Menschenraub, the theft of a person, is what the word "plagiarism" means. When Martial, a Latin poet in the 1st century, discovered that a fellow poet had taken some of his poems and published them under his own name, he called him a "Plagiarius", someone who steals children. He felt that his poems were the children of his thought.

This "thriller" is not thrilling, possibly because the topic of plagiarism is quite boring when shown on TV. In an institute for forensic medicine and thanatology at the University of Hamburg there are all sorts of plagiarisms being found - and of course, deaths, otherwise it would not be a thriller. A teacher found a plagiarism in a student's work and exposed it in front of the entire class, announcing that she will be ex-matriculated. She kills herself.

This teacher is soon found dead, and it turns out that he has found out that the doctoral thesis of a colleague is a translation plagiarism of a scholar's work in the former Yugoslavia. Another colleague learns of this plagiarism and he too is soon dead. The plagiarist ends up committing suicide during a police interrogation to protect his girlfriend (also a colleague), who was the real murderer.

As an aside, one of the police detectives is "writing" a piece for a criminal justice journal, and he is typing in some other paper to be published in his own name.

Next to this very contrived situation - an entire institute dead within days because of allegations of plagiarism - there are so many details which are just wrong. I know of only one German university that actually ex-matriculates students because of plagiarism, and that does not happen just because a professor writes a letter. They go on at length about how much a professor gets paid, but they use the new pay scale and are using the lowest one (which pays 3700 Euros a month) but saying that this is 7000 Euros. This is the idea many people get of salaries of professors, but it is not true. Most are happy to get 4000. But honestly - who cares?

Plagiarism is an important topic for scientific discussion: what is it, how do we avoid it, how do we handle plagiarism when we find it. But as the topic of a thriller it just does not pack much of a punch.

Thursday, November 8, 2007

Plagiarism of Swiss Medical Paper

The "Tages-Anzeiger", a Swiss German-language daily newspaper, published an account on Nov. 7, 2007 (page 36) of the problems encountered by Berne medical researcher Werner Pichler.

A paper that he wrote about immunology for the magazine "Allergy" was published at a later date by the Czech researcher Marcela Z. in "Folia Biologica". The papers are almost identical.

The problem is, that Pichler had submitted the article to "Lancet", and it was rejected there. One of the peer reviews done on his manuscript was done by a researcher leading a laboratory in which Marcela Z. was working.

Luckily, he managed to have his paper published before Marcela Z. published hers - with co-authors who now say that the paper was published in their name without their knowledge.

The discovery of the plagiarism was by chance. Another researcher who was aware of Pichler's work happened on Marcela Z.'s article while researching in online databases.
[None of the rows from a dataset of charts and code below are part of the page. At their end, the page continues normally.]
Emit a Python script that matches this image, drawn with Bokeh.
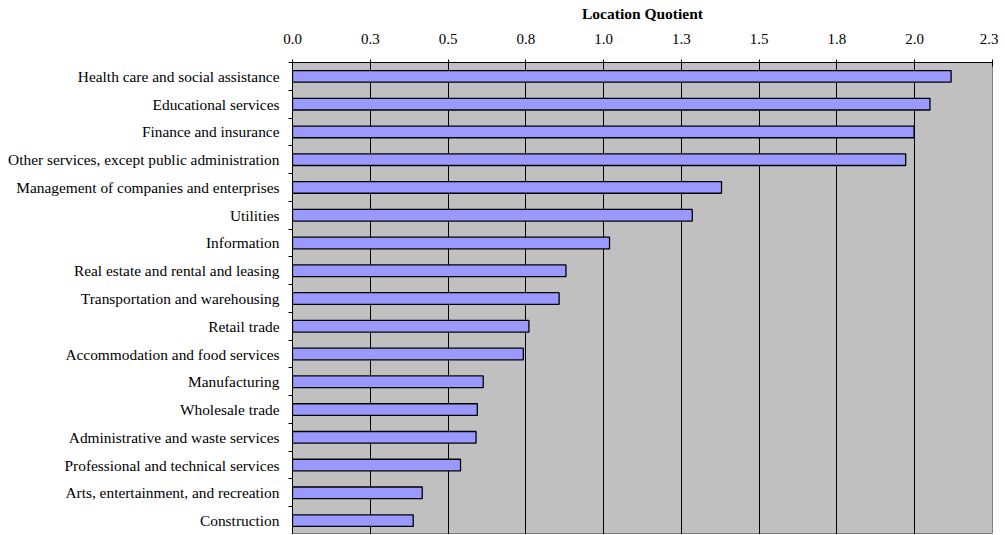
from bokeh.plotting import figure
from bokeh.models import Range1d, FixedTicker, ColumnDataSource, LinearAxis, Grid
from bokeh.embed import file_html
from bokeh.resources import INLINE

industries = [
    "Health care and social assistance",
    "Educational services",
    "Finance and insurance",
    "Other services, except public administration",
    "Management of companies and enterprises",
    "Utilities",
    "Information",
    "Real estate and rental and leasing",
    "Transportation and warehousing",
    "Retail trade",
    "Accommodation and food services",
    "Manufacturing",
    "Wholesale trade",
    "Administrative and waste services",
    "Professional and technical services",
    "Arts, entertainment, and recreation",
    "Construction",
]
location_quotient = [2.117, 2.049, 1.998, 1.971, 1.379, 1.285, 1.019, 0.879, 0.857,
                     0.760, 0.742, 0.613, 0.594, 0.590, 0.540, 0.417, 0.388]
x_ticks = [0.0, 0.25, 0.5, 0.75, 1.0, 1.25, 1.5, 1.75, 2.0, 2.25]
x_tick_labels = ["0.0", "0.3", "0.5", "0.8", "1.0", "1.3", "1.5", "1.8", "2.0", "2.3"]
axis_title = "Location Quotient"

n = len(industries)
y_pos = [n - i - 0.5 for i in range(n)]
source = ColumnDataSource(dict(y=y_pos, v=location_quotient, name=industries))

FONT = "Liberation Serif"

p = figure(width=998, height=534, output_backend="svg", toolbar_location=None,
           x_range=Range1d(0, 2.25), y_range=Range1d(0, n),
           x_axis_location=None, y_axis_location=None,
           min_border_left=292, min_border_top=62, min_border_right=6,
           min_border_bottom=0)
p.background_fill_color = "#C0C0C0"
p.border_fill_color = "white"
p.outline_line_color = "#808080"

p.hbar(y="y", right="v", left=0, height=0.42, source=source,
       fill_color="#9999FF", line_color="black", line_width=1.3)

# top axis
xa = LinearAxis(ticker=FixedTicker(ticks=x_ticks))
xa.major_label_overrides = {t: l for t, l in zip(x_ticks, x_tick_labels)}
xa.axis_label = axis_title
xa.axis_label_text_font = FONT
xa.axis_label_text_font_style = "bold"
xa.axis_label_text_font_size = "15.5px"
xa.axis_label_text_color = "black"
xa.axis_label_standoff = 9
xa.major_label_text_font = FONT
xa.major_label_text_font_size = "15px"
xa.major_label_text_color = "black"
xa.major_label_standoff = 16
xa.major_tick_in = 4
xa.major_tick_out = 3
xa.minor_tick_out = 0
xa.minor_tick_in = 0
xa.axis_line_color = "black"
xa.major_tick_line_color = "black"
p.add_layout(xa, "above")

# left axis: labels at centers, ticks at category boundaries
ya = LinearAxis(ticker=FixedTicker(ticks=y_pos, minor_ticks=list(range(0, n + 1))))
ya.major_label_overrides = {y: name for y, name in zip(y_pos, industries)}
ya.major_label_text_font = FONT
ya.major_label_text_font_size = "15.4px"
ya.major_label_text_color = "black"
ya.major_tick_out = 0
ya.major_tick_in = 0
ya.minor_tick_out = 4
ya.minor_tick_in = 0
ya.minor_tick_line_color = "black"
ya.major_label_standoff = 9
ya.axis_line_color = "black"
p.add_layout(ya, "left")

p.xgrid.grid_line_color = None
p.ygrid.grid_line_color = None
g = Grid(dimension=0, ticker=xa.ticker, grid_line_color="black", grid_line_width=1)
p.add_layout(g)

open("out.html", "w").write(file_html(p, INLINE))
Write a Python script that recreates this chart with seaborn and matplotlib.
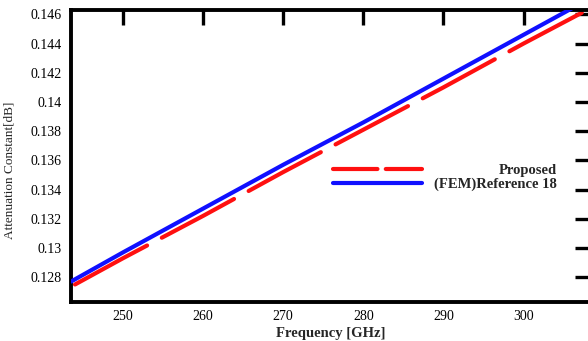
import matplotlib
matplotlib.use("Agg")
import matplotlib.pyplot as plt
from matplotlib.lines import Line2D
import seaborn as sns
import pandas as pd

# ---- data ----
freq_fem = [243.5, 250, 260, 270, 280, 290, 300, 310]
atten_fem = [0.1277, 0.1297, 0.1327, 0.1357, 0.1386, 0.1416, 0.1446, 0.1476]
freq_prop = [244, 250, 260, 270, 280, 290, 300, 310]
atten_prop = [0.1275, 0.1293, 0.1322, 0.1352, 0.1381, 0.1410, 0.1440, 0.1469]
x_ticks = [250, 260, 270, 280, 290, 300]
y_ticks = [0.128, 0.130, 0.132, 0.134, 0.136, 0.138, 0.140, 0.142, 0.144, 0.146]
y_tick_labels = ["0.128", "0.13", "0.132", "0.134", "0.136", "0.138", "0.14", "0.142", "0.144", "0.146"]
series_names = ["Proposed", "(FEM)Reference 18"]

sns.set_theme(style="white")
plt.rcParams["font.family"] = ["Liberation Serif", "DejaVu Serif"]
plt.rcParams["lines.scale_dashes"] = False

fig = plt.figure(figsize=(5.88, 3.41), dpi=100)
ax = fig.add_axes([71 / 588, 1 - 302 / 341, (590 - 71) / 588, (302 - 10) / 341])

df_fem = pd.DataFrame({"f": freq_fem, "a": atten_fem})
df_prop = pd.DataFrame({"f": freq_prop, "a": atten_prop})

sns.lineplot(data=df_fem, x="f", y="a", ax=ax, color="#1010ff", lw=3.0,
             solid_capstyle="round")
sns.lineplot(data=df_prop, x="f", y="a", ax=ax, color="#ff1010", lw=3.0,
             dashes=False)
red_line = ax.lines[-1]
red_line.set_dashes((59, 12))
red_line.set_dash_capstyle("round")
ax.lines[0].set_zorder(3)

ax.set_xlim(243.5, 308.3)
ax.set_ylim(0.1263, 0.1463)
ax.set_xticks(x_ticks)
ax.set_xticklabels([str(t) for t in x_ticks])
ax.set_yticks(y_ticks)
ax.set_yticklabels(y_tick_labels)

for sp in ax.spines.values():
    sp.set_visible(True)
    sp.set_linewidth(2.8)
    sp.set_color("black")

ax.tick_params(axis="both", which="major", direction="in", length=11, width=2.4,
               colors="black", labelsize=10, top=True, right=True,
               labelcolor="black")
ax.tick_params(axis="y", pad=7)
ax.tick_params(axis="x", pad=6)

ax.set_xlabel("Frequency [GHz]", fontsize=10.5, fontweight="bold", labelpad=3)
ax.set_ylabel("Attenuation Constant[dB]", fontsize=9.5)
ax.yaxis.set_label_coords(-0.106, 0.45)

handles = [
    Line2D([], [], color="#ff1010", lw=3.0, dashes=(32, 6), dash_capstyle="round"),
    Line2D([], [], color="#1010ff", lw=3.0, solid_capstyle="round"),
]
leg = ax.legend(handles, series_names, loc="upper left",
                bbox_to_anchor=((333 - 71) / 519 - 0.012, 1 - (158 - 10) / 292),
                frameon=False, handlelength=6.1,
                handletextpad=1.2, labelspacing=0.05, borderaxespad=0,
                prop={"weight": "bold", "size": 10.5})

# right-align legend texts so they end at x = 557 px
target_right = 557
fig.canvas.draw()
for t in leg.get_texts():
    t.set_ha("right")
    t.set_position((0, 0))
fig.canvas.draw()
renderer = fig.canvas.get_renderer()
for t in leg.get_texts():
    r0 = t.get_window_extent(renderer).x1
    t.set_position((target_right - r0, 0))

fig.savefig("out.png", dpi=100)
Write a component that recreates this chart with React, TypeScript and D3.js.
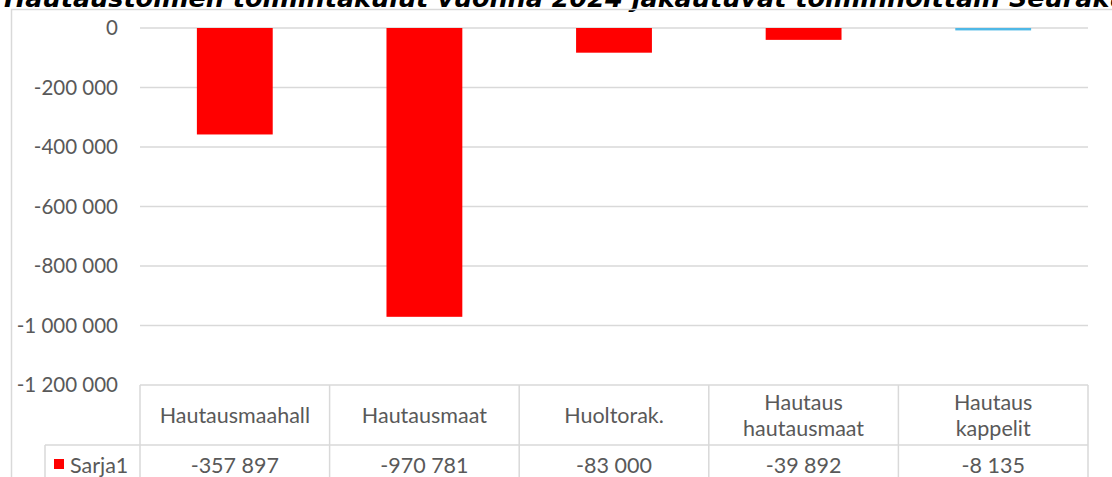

Marcela Z. is said to have been terminated from her position at the University of Prague, and proceedings on her doctorate are said to have been stopped. She was unavailable to the newspaper for comment.

Thursday, November 1, 2007

Kitchen Radio on Plagiarism

I was the weekly guest on the Berlin "Kitchen Radio" on the topic of plagiarism. This is a podcast that has been produced by four German radio journalists for a couple of years.

They have some simple recording equipment and an interesting table microphone. They invite a guest to their kitchen, start the recorder, introduce everyone, and then just talk like as if we were having coffee together for an hour.

They said that in their "day jobs" they are only out for the sound bites, have just a few seconds to explain their topics. They wanted to experiment with simple in-depth interviews, but also to see how this informal format could work.

I found it relatively chaotic with four journalists asking the usual journalist questions all at once, so I often had the feeling of not having answered a question thoroughly. We got off on quite a number of tangents, but one of the journalists kept focusing the group, bringing us back to the topic of plagiarism.

They are proponents of Creative Commons, of the creative re-mix, and didn't really understand what all the fuss about plagiarism was about. I do feel that I was able to explain why authorship is so important in science.

Listening to the podcast I find it remarkably easy to listen to, much of what I felt was chaotic comes across well in the podcast. If you understand German and have an hour - listen in, the link is in the first paragraph!